A chi lo accusa di fare ostruzionismo, il presidente della Camera risponde: “Interdizione sul pacchetto fiscale? No, perché non è stato presentato. Interdizione sul piano per il Mezzogiorno? No, perché non è stato presentato. Interdizione sulle leggi che servono unicamente per Berlusconi? Sì”. Un chiaro avvertimento, dunque, sul lodo Alfano retroattivo. Nessun ostruzionismo, però, da parte di Fli: “Questo – aggiunge Fini – non significa non affrontare i problemi della giustizia e della legalità”. E proprio della riforma giustizia il leader Fli parla: “Se si tratta di fare una riforma che rilanci la giustizia in termini culturali non si può dare l’impressione di assoggettare i Pm al potere esecutivo”. E lancia un avvertimento: “Noi i nostri paletti li abbiamo messi: l’unica interdizione è alle leggi ad personam, che servono solo a Berlusconi”.
Il leader Fli parla anche di economia: “Il paese è fermo, ha ragione la presidente Confindustria, Marcegaglia: il nostro esecutivo stenta ad indicare le linee di ripresa. Anziché risparmiare cento con tagli da dieci dobbiamo indicare i settori in cui investire e non solo quelli in cui tagliare”. Per essere competitivi, secondo Fini, bisogna puntare sulla qualità: “La nostra economia non sarà mai competitiva in termini di quantità. Possiamo essere competitivi solo in termini di qualità. L’alta tecnologia, il sapere applicato alla produzione. In una società come la nostra in cui le imprese sono tutte medio-piccole non si può pensare che si accollino anche spesa tecnologia. O è competenza dello Stato o le nostre imprese saranno indebolite sul piano della qualità.
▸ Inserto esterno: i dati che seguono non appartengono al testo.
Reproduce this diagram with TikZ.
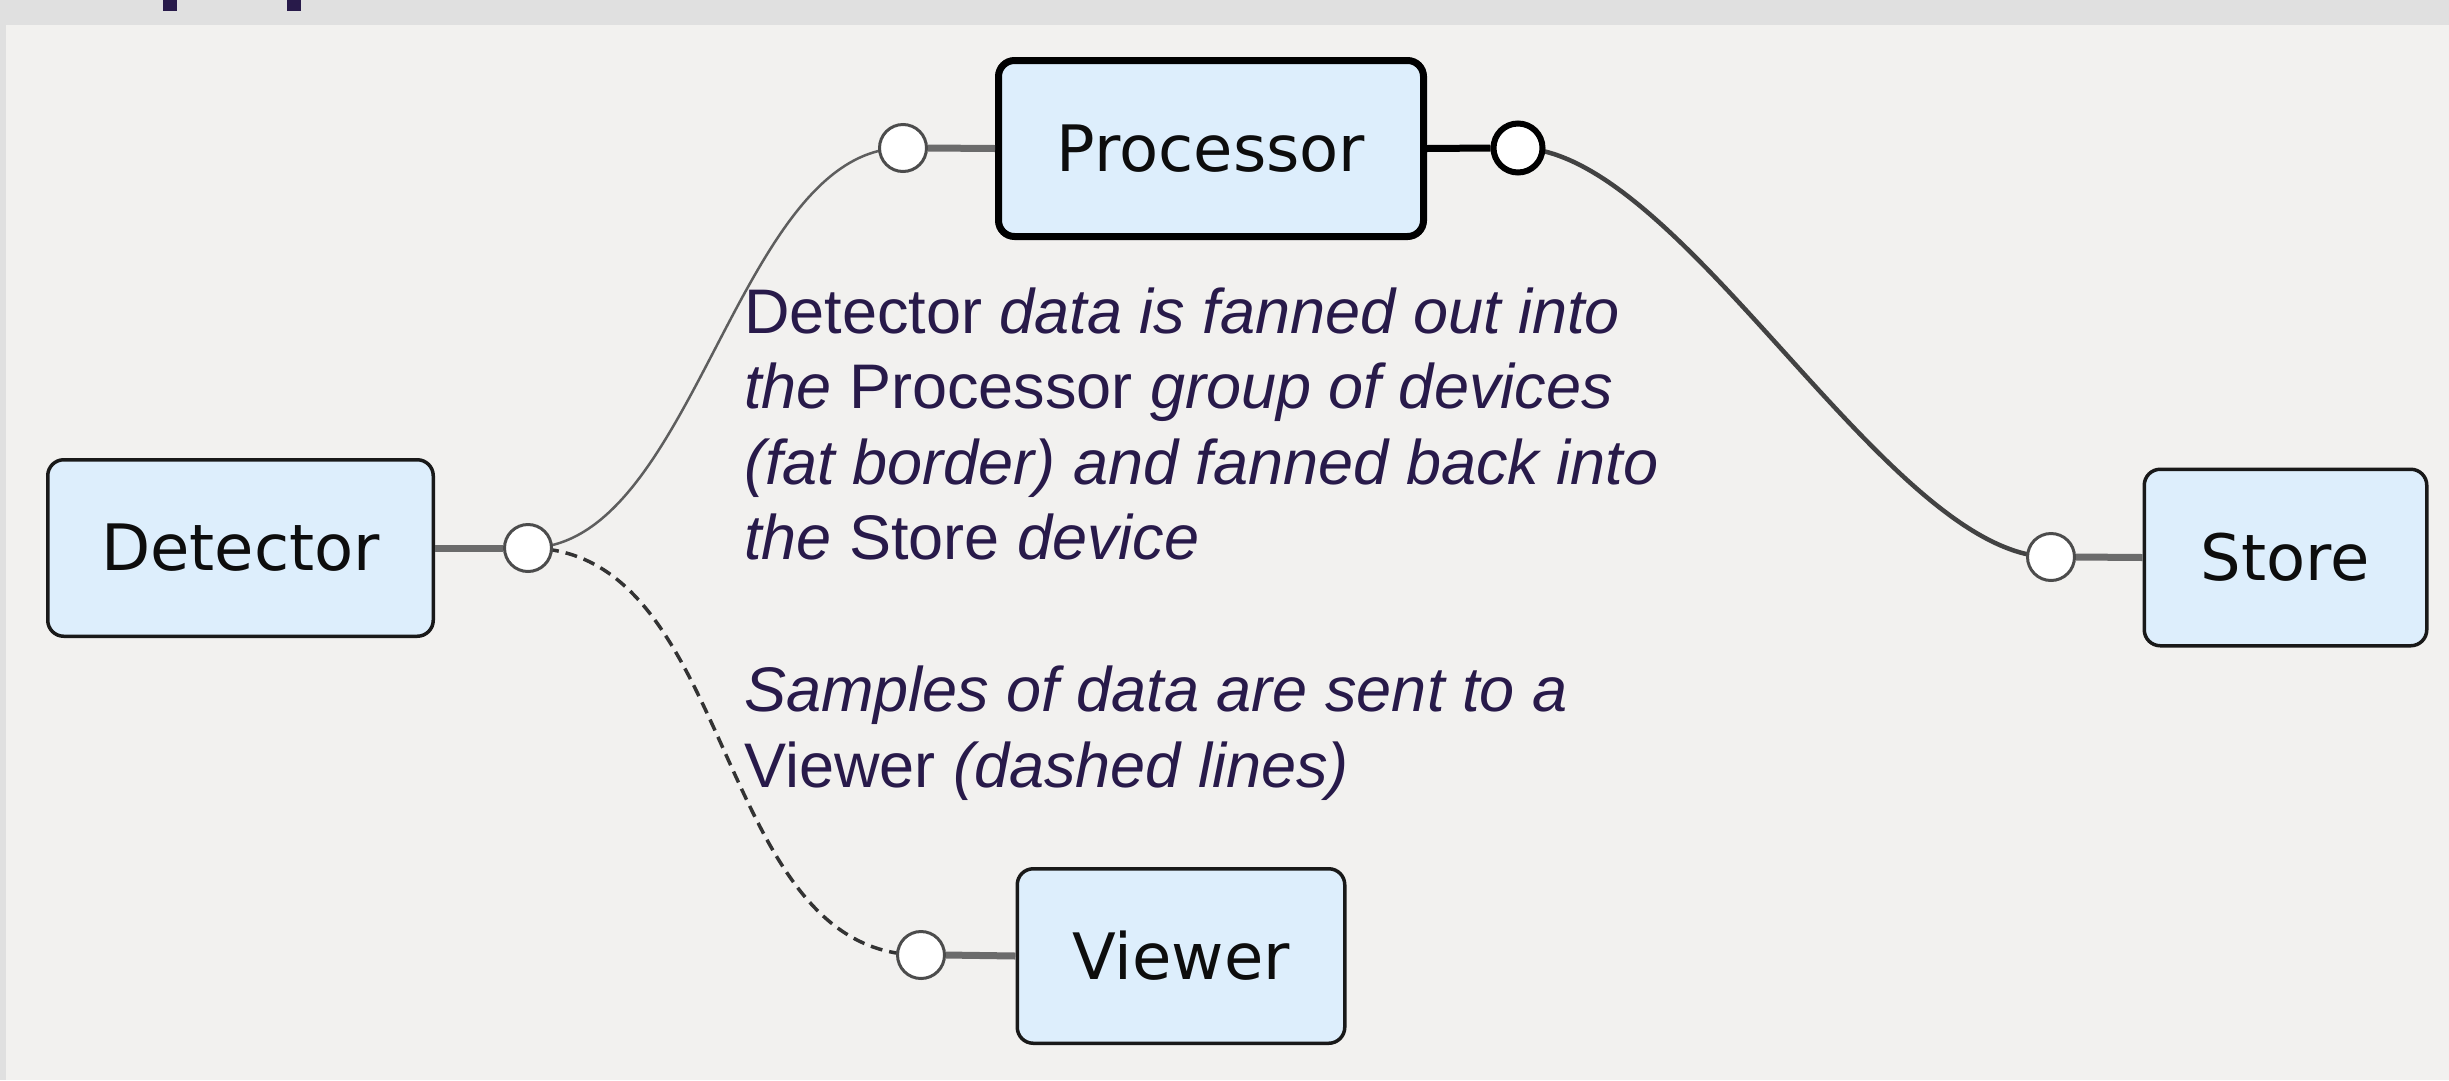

Farlo è indispensabile per i nostri figli e per i nostri cervelli”. E a proposito della pressione fiscale che fermerebbe la crescita della nostra economia, il presidente ribatte: “In Italia le tasse sono troppo alte ma c’è stata un’inversione di valori: chi le paga ora viene spesso considerato un fesso. Questo è un grido d’allarme enorme per la tenuta etica del paese. La politica – osserva – sembra quasi dare l’idea di favorire questo atteggiamento ed è grave. La nostra è una società dove c’è un egoismo diffuso”.
Poi Fini, interrogato sulle mancate coperture finanziarie per alcune leggi, dichiara: “Possibile che l’Italia non riesca atrovare risorse che al contrario saltano fuori quando la Lega batte i pugni sul tavolo per difendere 200 ultrà delle quote latte. Oggi non si fanno le leggi perché non ci sono i denari per finanziarle – sostiene ancora – e ormai in Parlamento si lavora non più di due giorni la settimana”. E rilancia la discussione nella maggioranza: “Il vero centrodestra lo dobbiamo
fare noi. Il Pdl al Nord è diventato la fotocopia della Lega e tra l’originale e la fotocopia, gli elettori sceglieranno l’originale. Il Paese merita più di quello che ha, merita più degli anatemi e dei manifesti propagandistici. Si rischia che se la politica è quella che leggiamo sui giornali tutti i giorni, la gente non vada più a votare e questo è un “rischio” per la democrazia”.